I don’t know if it’s personal atrophy, a sign of cultural disease, a consequence of information overload, the privilege of optionality, or nothing at all, but I can’t seem to commit to any passion or interest for any meaningful duration (to the point that it’s probably not fair to call any of my forays – perhaps teaching aside – passions). Basically, and I know this isn’t a unique phenomenon, I get really into something, invest an unsustainable level of energy and care into it, then witness the gradual deterioration of this (typically intellectual) sprint.

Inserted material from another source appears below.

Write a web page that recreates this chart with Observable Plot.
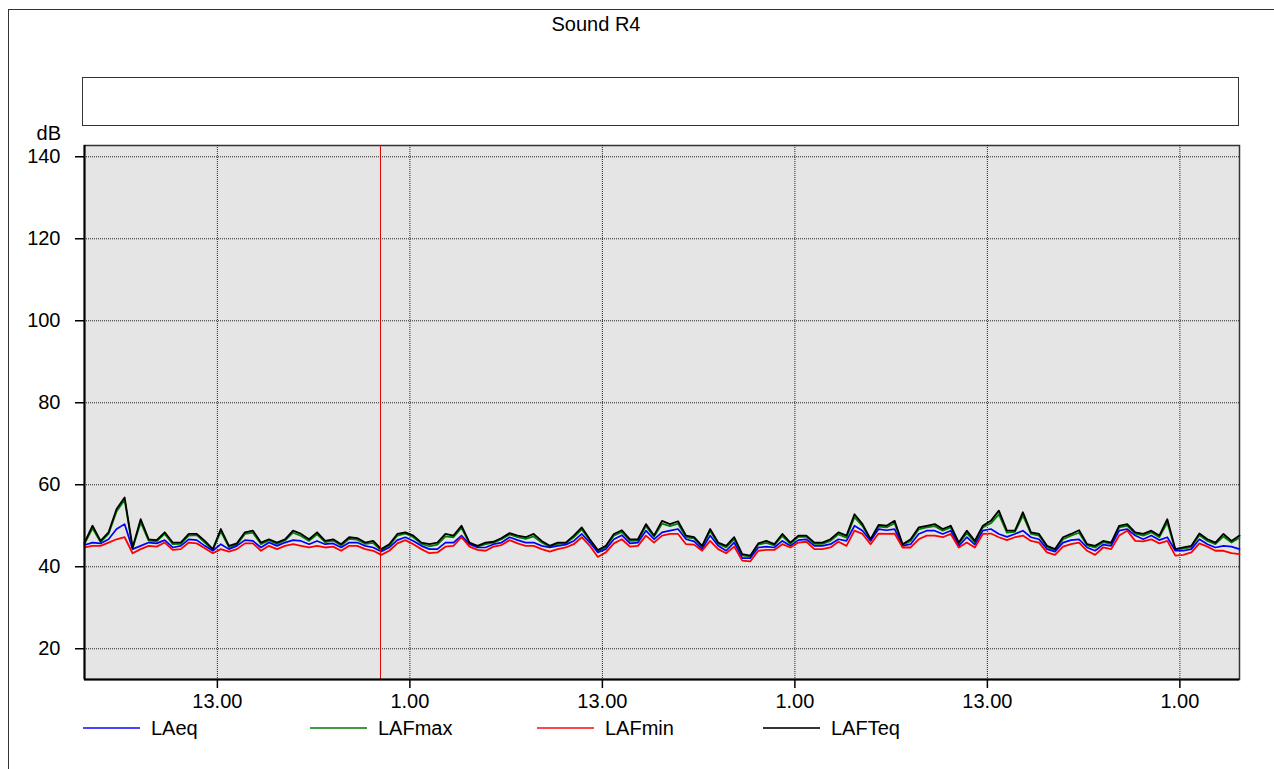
<!DOCTYPE html>
<html>
<head>
<meta charset="utf-8">
<script src="https://cdn.jsdelivr.net/npm/d3@7"></script>
<script src="https://cdn.jsdelivr.net/npm/@observablehq/plot@0.6"></script>
<style>
  html, body { margin: 0; padding: 0; background: #fff; }
  #page { position: relative; width: 1274px; height: 769px; overflow: hidden; font-family: "Liberation Sans", Arial, sans-serif; color: #000; }
  #outer { position: absolute; left: 8px; top: 9px; width: 1400px; height: 900px; border-left: 1.5px solid #333; border-top: 1.5px solid #333; }
  #title { position: absolute; left: 0; width: 1192px; top: 14px; text-align: center; font-size: 20px; line-height: 20px; }
  #box { position: absolute; left: 82px; top: 77px; width: 1155px; height: 47px; border: 1.5px solid #333; background: #fff; }
  #dblabel { position: absolute; left: 0; width: 61px; top: 123px; text-align: right; font-size: 20px; line-height: 20px; }
  #chart { position: absolute; left: 0; top: 120px; }
  .leg-line { position: absolute; height: 0; border-top: 2px solid; top: 727px; width: 57px; }
  .leg-text { position: absolute; top: 718px; font-size: 20px; line-height: 20px; }
</style>
</head>
<body>
<div id="page">
  <div id="outer"></div>
  <div id="title">Sound R4</div>
  <div id="box"></div>
  <div id="dblabel">dB</div>
  <div id="chart"></div>
  <div id="legend"></div>
</div>
<script>
// ---- data (dB), one value every 30 minutes, from 04:43 on day 1 ----
const seriesNames = ["LAeq", "LAFmax", "LAFmin", "LAFTeq"];
const seriesColors = ["#0000ff", "#008000", "#ff0000", "#000000"];
const legendColors = ["#4646ff", "#3c9c3c", "#ff4646", "#333333"];

const LAFTeq = [
45.9,50.0,46.3,48.4,54.1,56.9,44.7,51.6,46.7,46.5,48.4,45.9,45.9,48.0,48.0,46.3,44.3,49.2,45.1,45.7,
48.4,48.8,45.9,46.7,45.9,46.7,48.8,48.0,46.7,48.4,46.3,46.7,45.5,47.2,47.0,45.9,46.3,44.3,45.5,48.0,
48.4,47.6,45.9,45.5,45.9,48.0,47.6,50.0,45.9,45.1,45.9,46.1,47.0,48.2,47.6,47.2,48.0,46.3,45.1,45.9,
45.9,47.6,49.6,46.7,44.1,45.1,48.0,48.9,46.7,46.7,50.4,47.6,51.2,50.4,51.1,47.6,47.2,45.1,49.2,45.9,
45.1,47.2,43.1,42.7,45.7,46.3,45.5,48.0,45.9,47.6,47.6,45.9,45.9,46.7,48.4,47.6,52.8,50.4,46.7,50.2,
50.0,51.2,45.5,46.7,49.6,50.0,50.4,49.2,50.0,45.9,48.8,46.3,50.0,51.2,53.7,48.8,48.8,53.3,48.4,48.0,
45.1,44.3,47.2,48.0,48.9,45.5,45.1,46.3,45.9,50.0,50.4,48.4,48.0,48.8,47.6,51.6,44.3,44.7,45.1,48.1,
46.7,45.9,48.0,46.3,47.6
];
const LAFmax = [
45.6,49.4,46.0,48.0,53.5,56.3,44.5,50.8,46.4,46.2,48.0,45.5,45.6,47.6,47.7,45.9,44.1,48.6,44.8,45.4,
48.0,48.3,45.5,46.4,45.6,46.4,48.3,47.5,46.3,47.9,46.0,46.4,45.2,46.8,46.6,45.6,45.8,44.0,45.2,47.6,
48.1,47.2,45.6,45.0,45.4,47.4,47.2,49.5,45.7,44.9,45.5,45.9,46.7,47.9,47.2,46.8,47.4,45.9,44.9,45.6,
45.7,47.2,49.1,46.4,43.8,44.8,47.6,48.5,46.3,46.4,49.9,47.3,50.5,49.9,50.5,47.2,46.9,44.8,48.7,45.6,
44.7,46.7,42.8,42.5,45.4,45.8,45.2,47.5,45.6,47.3,47.3,45.6,45.6,46.3,47.9,47.1,52.1,49.9,46.5,49.8,
49.6,50.6,45.3,46.3,49.1,49.6,49.9,48.8,49.6,45.6,48.2,46.0,49.6,50.6,52.8,48.3,48.5,52.5,48.0,47.6,
44.8,44.1,46.7,47.6,48.3,45.2,44.7,46.0,45.6,49.6,50.0,48.1,47.6,48.4,47.2,50.8,44.1,44.4,44.8,47.7,
46.3,45.5,47.4,45.9,47.1
];
const LAeq = [
45.3,45.9,45.7,46.7,49.2,50.4,44.3,45.1,45.9,45.7,46.5,44.7,45.1,46.7,46.5,45.1,43.9,45.5,44.3,45.1,
46.5,46.3,44.7,45.9,45.1,45.9,46.5,46.3,45.5,46.3,45.5,45.7,44.7,45.9,45.9,45.1,44.7,43.7,44.7,46.5,
47.2,46.3,45.1,44.3,44.3,45.9,45.9,47.6,45.5,44.7,44.7,45.5,45.9,47.2,46.5,45.9,45.9,45.1,44.7,45.1,
45.4,46.3,48.0,45.9,43.5,44.3,46.7,47.7,45.7,45.9,48.8,46.7,48.4,48.8,49.2,46.7,46.2,44.3,47.6,45.1,
43.9,45.9,42.1,42.1,44.7,44.9,44.7,46.3,45.1,46.5,46.7,45.1,45.1,45.5,46.7,46.3,50.0,48.8,46.3,49.2,
48.9,49.2,45.1,45.5,48.0,48.8,48.8,48.0,48.8,45.1,47.2,45.4,48.8,49.2,48.0,47.3,48.0,48.8,47.2,46.7,
44.3,43.7,45.9,46.5,46.7,44.7,43.9,45.4,45.1,48.8,49.2,47.6,46.7,47.6,46.5,47.2,43.9,43.9,44.3,46.7,
45.5,44.7,45.1,44.9,44.3
];
const LAFmin = [
44.7,45.1,45.1,45.9,46.7,47.2,43.3,44.3,45.1,44.9,45.9,44.1,44.3,45.9,45.7,44.5,43.3,44.3,43.7,44.3,
45.7,45.7,43.9,45.1,44.3,45.1,45.5,45.1,44.7,45.1,44.7,44.9,43.9,45.1,45.1,44.3,43.9,42.9,43.9,45.7,
46.5,45.5,44.3,43.3,43.5,44.9,45.1,47.2,44.9,44.1,43.9,44.9,45.3,46.5,45.7,45.1,45.1,44.3,43.7,44.3,
44.7,45.5,47.2,45.1,42.4,43.5,45.7,46.7,44.9,45.1,47.6,45.9,47.6,48.0,48.0,45.5,45.4,43.9,46.3,44.3,
43.3,44.9,41.5,41.3,43.9,44.1,44.1,45.5,44.7,45.9,46.1,44.3,44.3,44.7,46.1,45.1,48.8,48.0,45.5,48.1,
48.0,48.1,44.7,44.7,46.7,47.6,47.6,47.2,48.0,44.7,45.9,44.7,48.0,48.1,47.2,46.5,47.2,47.6,46.3,45.9,
43.5,42.9,44.9,45.5,45.9,43.9,42.9,44.7,44.3,47.6,48.8,46.3,46.2,46.7,45.7,46.3,42.7,42.9,43.5,45.7,
44.9,43.9,43.9,43.3,43.1
];

const yTicks = [20, 40, 60, 80, 100, 120, 140];
const yDomain = [12.5, 142.75];
const xTickTimes = [
  Date.UTC(2021, 0, 4, 13, 0), Date.UTC(2021, 0, 5, 1, 0), Date.UTC(2021, 0, 5, 13, 0),
  Date.UTC(2021, 0, 6, 1, 0), Date.UTC(2021, 0, 6, 13, 0), Date.UTC(2021, 0, 7, 1, 0)
];
const xTickLabels = ["13.00", "1.00", "13.00", "1.00", "13.00", "1.00"];
const startTime = Date.UTC(2021, 0, 4, 4, 43);
const endTime = Date.UTC(2021, 0, 7, 4, 43);
const stepMinutes = 30;
const markerTime = Date.UTC(2021, 0, 4, 23, 10);

// ---- build table ----
const rows = LAeq.map((_, i) => ({
  t: new Date(startTime + i * stepMinutes * 60000),
  LAeq: LAeq[i], LAFmax: LAFmax[i], LAFmin: LAFmin[i], LAFTeq: LAFTeq[i]
}));
const xTickDates = xTickTimes.map(d => new Date(d));

const drawOrder = ["LAFmax", "LAeq", "LAFmin", "LAFTeq"];
const widths = {LAFmax: 1.8, LAeq: 1.7, LAFmin: 1.8, LAFTeq: 1.8};

const chart = Plot.plot({
  width: 1274,
  height: 594,
  marginLeft: 84,
  marginRight: 35,
  marginTop: 25,
  marginBottom: 35,
  style: {fontFamily: '"Liberation Sans", Arial, sans-serif', fontSize: "20px", background: "transparent", color: "#000"},
  x: {type: "utc", domain: [new Date(startTime), new Date(endTime)]},
  y: {domain: yDomain},
  marks: [
    Plot.frame({fill: "#e5e5e5", stroke: "#333", strokeWidth: 1.5}),
    Plot.gridY(yTicks, {stroke: "#000", strokeOpacity: 0.85, strokeDasharray: "1,1"}),
    Plot.gridX(xTickDates, {stroke: "#000", strokeOpacity: 0.85, strokeDasharray: "1,1"}),
    ...drawOrder.map(name => Plot.lineY(rows, {
      x: "t", y: name,
      stroke: seriesColors[seriesNames.indexOf(name)],
      strokeWidth: widths[name]
    })),
    Plot.ruleX([new Date(markerTime)], {stroke: "#e00000", strokeWidth: 1}),
    Plot.axisY(yTicks, {tickSize: 9, tickPadding: 15, label: null, stroke: "#000", strokeWidth: 1.5, fontSize: 20}),
    Plot.axisX(xTickDates, {tickSize: 9, tickPadding: 5, label: null, stroke: "#000", strokeWidth: 1.5, fontSize: 20,
      tickFormat: (d) => xTickLabels[xTickTimes.indexOf(+d)]}),
    Plot.ruleX([new Date(startTime)], {stroke: "#000", strokeWidth: 2}),
    Plot.ruleY([yDomain[0]], {stroke: "#000", strokeWidth: 2})
  ]
});
document.getElementById("chart").appendChild(chart);

// ---- legend ----
const legend = document.getElementById("legend");
const legendX = [83, 310, 537, 763];
seriesNames.forEach((name, i) => {
  const line = document.createElement("div");
  line.className = "leg-line";
  line.style.left = legendX[i] + "px";
  line.style.borderTopColor = legendColors[i];
  legend.appendChild(line);
  const txt = document.createElement("div");
  txt.className = "leg-text";
  txt.style.left = (legendX[i] + 68) + "px";
  txt.textContent = name;
  legend.appendChild(txt);
});
</script>
</body>
</html>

Damn you, Ice Cube. When you casually admitted, in a song largely about women using their butts in a sexually appealing manner, “life ain’t a track meet, [nope], it’s a marathon,” I should’ve heeded your wisdom. Alas, I find myself pursuing one thing, riding it into the ground, then unapologetically moving onto the next thing. I worry that this will happen with my current writing effort, and I worry too that it will happen with this blog and podcast. Because…what else am I not dabbling in? There are so many other things to try out there, right? And it’s way easier to keep trying a bunch of stuff rather than commit to one thing only to see it inevitably fall apart. Perhaps dabbling is my shield against entropy…
OR dabbling is my enemy, and I should declare fidelity to my writing, which includes this blog.
Let it be known then: writing is and shall forever be my passion and my pursuit…my life’s project.